> _What the task asks_
Restate the material word for word and leave out anything that is a picture.

> _Material provided_
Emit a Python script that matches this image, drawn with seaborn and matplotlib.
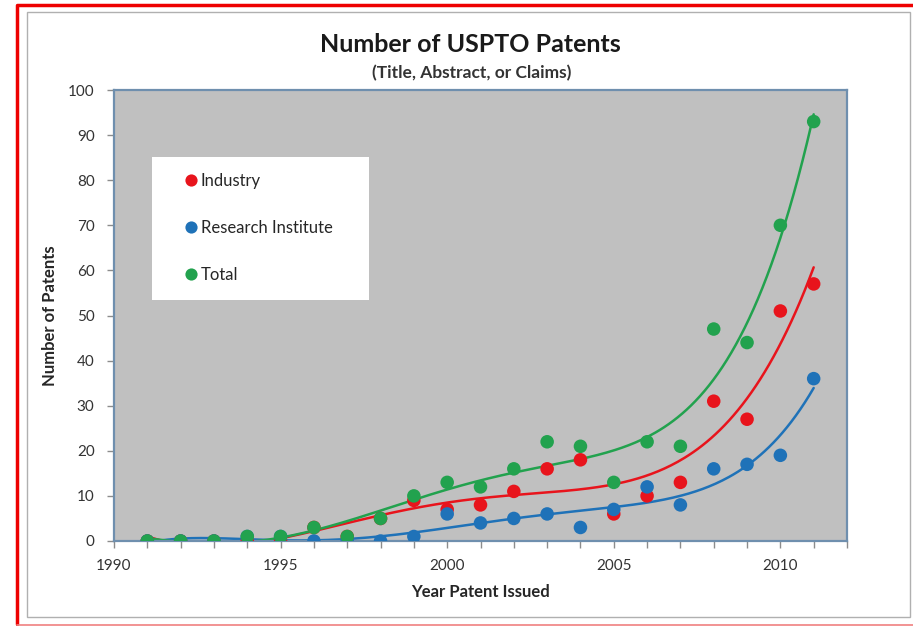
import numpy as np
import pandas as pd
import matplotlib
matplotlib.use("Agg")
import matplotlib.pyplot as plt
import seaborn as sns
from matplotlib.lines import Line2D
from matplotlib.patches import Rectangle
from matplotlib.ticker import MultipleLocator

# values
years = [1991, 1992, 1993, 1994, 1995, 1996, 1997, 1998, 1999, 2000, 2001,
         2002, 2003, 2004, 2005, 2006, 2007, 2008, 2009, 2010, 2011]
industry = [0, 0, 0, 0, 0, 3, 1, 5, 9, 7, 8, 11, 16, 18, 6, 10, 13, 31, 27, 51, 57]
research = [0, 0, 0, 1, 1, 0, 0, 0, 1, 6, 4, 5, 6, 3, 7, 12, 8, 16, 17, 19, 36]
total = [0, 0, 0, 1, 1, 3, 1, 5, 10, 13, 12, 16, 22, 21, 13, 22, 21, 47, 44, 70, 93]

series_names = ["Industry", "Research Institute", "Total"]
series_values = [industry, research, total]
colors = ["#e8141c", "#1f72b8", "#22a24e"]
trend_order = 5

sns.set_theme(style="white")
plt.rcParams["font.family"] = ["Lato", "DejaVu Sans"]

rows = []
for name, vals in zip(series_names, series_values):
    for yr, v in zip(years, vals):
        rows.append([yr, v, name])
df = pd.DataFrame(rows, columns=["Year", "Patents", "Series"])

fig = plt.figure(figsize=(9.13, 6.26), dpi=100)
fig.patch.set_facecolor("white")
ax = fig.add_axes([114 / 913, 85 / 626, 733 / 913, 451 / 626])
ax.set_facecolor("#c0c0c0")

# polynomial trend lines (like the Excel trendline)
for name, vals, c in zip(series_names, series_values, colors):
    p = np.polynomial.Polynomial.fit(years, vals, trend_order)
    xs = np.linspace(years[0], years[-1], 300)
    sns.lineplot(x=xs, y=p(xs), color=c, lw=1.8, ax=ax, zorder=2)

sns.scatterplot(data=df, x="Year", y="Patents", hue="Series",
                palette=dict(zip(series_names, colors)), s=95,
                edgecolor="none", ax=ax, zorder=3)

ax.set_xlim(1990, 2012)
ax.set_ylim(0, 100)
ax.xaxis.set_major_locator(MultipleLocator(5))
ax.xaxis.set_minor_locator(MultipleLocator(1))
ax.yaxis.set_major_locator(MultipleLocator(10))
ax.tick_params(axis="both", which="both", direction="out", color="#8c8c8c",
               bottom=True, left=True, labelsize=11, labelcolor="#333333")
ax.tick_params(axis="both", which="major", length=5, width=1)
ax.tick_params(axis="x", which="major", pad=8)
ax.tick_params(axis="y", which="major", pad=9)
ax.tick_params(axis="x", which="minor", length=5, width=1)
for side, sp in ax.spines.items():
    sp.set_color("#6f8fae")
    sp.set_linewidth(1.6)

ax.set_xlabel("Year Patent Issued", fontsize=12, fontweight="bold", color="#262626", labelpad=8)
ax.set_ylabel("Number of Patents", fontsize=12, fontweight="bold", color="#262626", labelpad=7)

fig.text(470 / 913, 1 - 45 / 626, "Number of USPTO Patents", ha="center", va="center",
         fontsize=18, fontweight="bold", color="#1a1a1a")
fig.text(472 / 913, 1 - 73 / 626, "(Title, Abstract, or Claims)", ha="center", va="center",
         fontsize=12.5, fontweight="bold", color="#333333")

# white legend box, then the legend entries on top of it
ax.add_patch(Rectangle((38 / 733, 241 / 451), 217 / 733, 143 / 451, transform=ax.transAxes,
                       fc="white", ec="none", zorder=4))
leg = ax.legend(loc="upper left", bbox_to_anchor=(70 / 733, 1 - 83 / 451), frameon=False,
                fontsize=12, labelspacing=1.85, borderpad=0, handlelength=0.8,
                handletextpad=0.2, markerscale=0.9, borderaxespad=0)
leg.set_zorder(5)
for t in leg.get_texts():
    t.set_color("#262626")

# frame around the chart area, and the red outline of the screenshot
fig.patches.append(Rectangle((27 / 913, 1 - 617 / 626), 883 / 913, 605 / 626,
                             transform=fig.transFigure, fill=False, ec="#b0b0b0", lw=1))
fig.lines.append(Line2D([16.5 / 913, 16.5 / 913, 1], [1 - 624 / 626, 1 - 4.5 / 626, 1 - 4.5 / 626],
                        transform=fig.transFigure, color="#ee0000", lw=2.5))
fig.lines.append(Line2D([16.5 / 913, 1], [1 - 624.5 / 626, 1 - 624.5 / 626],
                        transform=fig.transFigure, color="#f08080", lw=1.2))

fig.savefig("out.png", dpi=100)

> _Answer for the task_
Emit a Python script that matches this image, drawn with seaborn and matplotlib.
import numpy as np
import pandas as pd
import matplotlib
matplotlib.use("Agg")
import matplotlib.pyplot as plt
import seaborn as sns
from matplotlib.lines import Line2D
from matplotlib.patches import Rectangle
from matplotlib.ticker import MultipleLocator

# values
years = [1991, 1992, 1993, 1994, 1995, 1996, 1997, 1998, 1999, 2000, 2001,
         2002, 2003, 2004, 2005, 2006, 2007, 2008, 2009, 2010, 2011]
industry = [0, 0, 0, 0, 0, 3, 1, 5, 9, 7, 8, 11, 16, 18, 6, 10, 13, 31, 27, 51, 57]
research = [0, 0, 0, 1, 1, 0, 0, 0, 1, 6, 4, 5, 6, 3, 7, 12, 8, 16, 17, 19, 36]
total = [0, 0, 0, 1, 1, 3, 1, 5, 10, 13, 12, 16, 22, 21, 13, 22, 21, 47, 44, 70, 93]

series_names = ["Industry", "Research Institute", "Total"]
series_values = [industry, research, total]
colors = ["#e8141c", "#1f72b8", "#22a24e"]
trend_order = 5

sns.set_theme(style="white")
plt.rcParams["font.family"] = ["Lato", "DejaVu Sans"]

rows = []
for name, vals in zip(series_names, series_values):
    for yr, v in zip(years, vals):
        rows.append([yr, v, name])
df = pd.DataFrame(rows, columns=["Year", "Patents", "Series"])

fig = plt.figure(figsize=(9.13, 6.26), dpi=100)
fig.patch.set_facecolor("white")
ax = fig.add_axes([114 / 913, 85 / 626, 733 / 913, 451 / 626])
ax.set_facecolor("#c0c0c0")

# polynomial trend lines (like the Excel trendline)
for name, vals, c in zip(series_names, series_values, colors):
    p = np.polynomial.Polynomial.fit(years, vals, trend_order)
    xs = np.linspace(years[0], years[-1], 300)
    sns.lineplot(x=xs, y=p(xs), color=c, lw=1.8, ax=ax, zorder=2)

sns.scatterplot(data=df, x="Year", y="Patents", hue="Series",
                palette=dict(zip(series_names, colors)), s=95,
                edgecolor="none", ax=ax, zorder=3)

ax.set_xlim(1990, 2012)
ax.set_ylim(0, 100)
ax.xaxis.set_major_locator(MultipleLocator(5))
ax.xaxis.set_minor_locator(MultipleLocator(1))
ax.yaxis.set_major_locator(MultipleLocator(10))
ax.tick_params(axis="both", which="both", direction="out", color="#8c8c8c",
               bottom=True, left=True, labelsize=11, labelcolor="#333333")
ax.tick_params(axis="both", which="major", length=5, width=1)
ax.tick_params(axis="x", which="major", pad=8)
ax.tick_params(axis="y", which="major", pad=9)
ax.tick_params(axis="x", which="minor", length=5, width=1)
for side, sp in ax.spines.items():
    sp.set_color("#6f8fae")
    sp.set_linewidth(1.6)

ax.set_xlabel("Year Patent Issued", fontsize=12, fontweight="bold", color="#262626", labelpad=8)
ax.set_ylabel("Number of Patents", fontsize=12, fontweight="bold", color="#262626", labelpad=7)

fig.text(470 / 913, 1 - 45 / 626, "Number of USPTO Patents", ha="center", va="center",
         fontsize=18, fontweight="bold", color="#1a1a1a")
fig.text(472 / 913, 1 - 73 / 626, "(Title, Abstract, or Claims)", ha="center", va="center",
         fontsize=12.5, fontweight="bold", color="#333333")

# white legend box, then the legend entries on top of it
ax.add_patch(Rectangle((38 / 733, 241 / 451), 217 / 733, 143 / 451, transform=ax.transAxes,
                       fc="white", ec="none", zorder=4))
leg = ax.legend(loc="upper left", bbox_to_anchor=(70 / 733, 1 - 83 / 451), frameon=False,
                fontsize=12, labelspacing=1.85, borderpad=0, handlelength=0.8,
                handletextpad=0.2, markerscale=0.9, borderaxespad=0)
leg.set_zorder(5)
for t in leg.get_texts():
    t.set_color("#262626")

# frame around the chart area, and the red outline of the screenshot
fig.patches.append(Rectangle((27 / 913, 1 - 617 / 626), 883 / 913, 605 / 626,
                             transform=fig.transFigure, fill=False, ec="#b0b0b0", lw=1))
fig.lines.append(Line2D([16.5 / 913, 16.5 / 913, 1], [1 - 624 / 626, 1 - 4.5 / 626, 1 - 4.5 / 626],
                        transform=fig.transFigure, color="#ee0000", lw=2.5))
fig.lines.append(Line2D([16.5 / 913, 1], [1 - 624.5 / 626, 1 - 624.5 / 626],
                        transform=fig.transFigure, color="#f08080", lw=1.2))

fig.savefig("out.png", dpi=100)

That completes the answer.